Fundamental Services of BIOS:
- POST: POST checks your PC’s hardware and ensures that nothing is out of order and that your operating system is error-free. POST checks everything from your keyboard and disc drive to your computer’s RAM speed and integrated ports. If everything is in order, POST will continue as usual and your PC will boot normally. If an error is detected, BIOS will generate an error message, which may take the form of displayed text or a series of error-indicating beeps. These beeps are always signals for specific messages, so if you get this result, you should investigate what it means for your computer’s hardware.
- CMOS setup: Within its CMOS, your computer stores all low-level settings such as system time and hardware configuration. This means that any changes you make to the structure of your BIOS are saved on a special memory chip known as the Complementary Metal-Oxide Semiconductor, or CMOS. The CMOS setup is in charge of configuring your password, time, and date.
- Bootstrap loader: The bootstrap loader is a program that lives within your computer’s EPROM or ROM and is tasked with reading your PC’s hard drive boot sector in order to complete the operating system load. The bootstrap loader activates the POST and then loads Windows 10 into memory when you restart your computer. UEFI, or Unified Extensible Firmware Interface, has replaced the bootstrap loader in newer PCs.
Steps to Open BIOS Settings in Various Company Devices:
- Acer: F2 or DEL
- ASUS: F2 for all PCs, F2 or DEL for motherboards
- Dell: F2 or F12
- HP: ESC or F10
- Lenovo: F2 or Fn + F2
- Lenovo (Desktops): F1
- Lenovo (ThinkPads): Enter + F1.
- MSI: DEL for motherboards and PCs
- Microsoft Surface Tablets: Press and hold the volume up button.
- Origin PC: F2
- Samsung: F2
- Sony: F1, F2, or F3
- Toshiba: F2
BIOS drivers are the numerous programs that are stored in your computer’s numerous memory chips. These low-level drivers are used to boot your system and prompt your PC’s basic operational controls.
It’s important to note that navigating this interface can differ slightly from computer to computer, especially if you have a newer machine that uses a Unified Extensible Firmware Interface, or UEFI (which, despite being more capable than its older sibling, is still often referred to as BIOS). So, while we can’t tell you exactly what to click on, the instructions below should get you in the right ballpark. Installing (or “flashing”) a new BIOS is riskier than updating a simple Windows program, and if something goes wrong, you could brick your computer.
Methods To Update BIOS:
Simple Level Method (Windows Update):
Some manufacturers, such as HP, will provide BIOS updates via their own software update utilities. This makes updating much easier because you don’t have to enter the BIOS setup before running the update. Others, such as Acer, will necessitate the downloading of an EXE file from the manufacturer’s website. Instead of rebooting your computer, simply double-click the update program, and it will perform the reboot and update process for you. In any case, you should still enter the BIOS setup before running the update to make a note of any settings you want to keep. Once the process is complete, and you’ve made any necessary settings changes, you can resume using your computer as usual, with whatever improvements or fixes the BIOS update provided.

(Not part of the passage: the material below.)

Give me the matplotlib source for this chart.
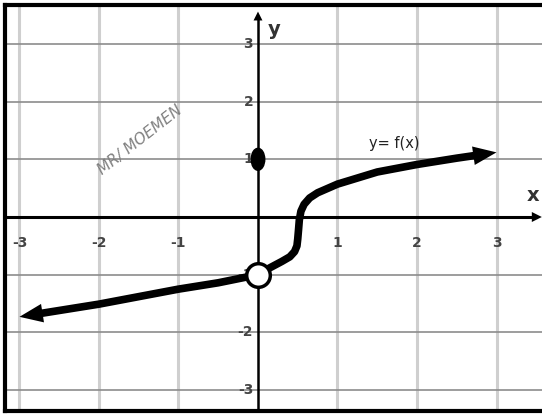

Intermediate Level Method (Download the Update):
Navigate to the Support page for the manufacturer of your PC, such as Dell, HP, or Lenovo. Then, look for the support page for your specific PC by searching for the model number or serial number, which is usually located somewhere on the device. (If you built your own PC, look for the motherboard manufacturer, such as Asus, Gigabyte, or MSI.) When you get to the Support page, look for a section for downloads or drivers.
Go there and look for BIOS or UEFI updates.
Advance Level Method (Format a Flash Drive):
Many PCs (especially older ones) will require you to format a flash drive, copy the new BIOS file to it, and reboot your computer while pressing a key to enter the BIOS setup (frequently Delete, F2, or another key you’ll see on-screen at boot). Once inside the BIOS, make a note of any previous changes you’ve made, as an update will typically reset your system to the default settings. If you need to remember your setup, take photos of each category. Then, look for the option to update your firmware, and you’ll be able to use the file on your flash drive to run the update utility.
If you interrupt the process or turn off your computer during this time, your computer may become unusable.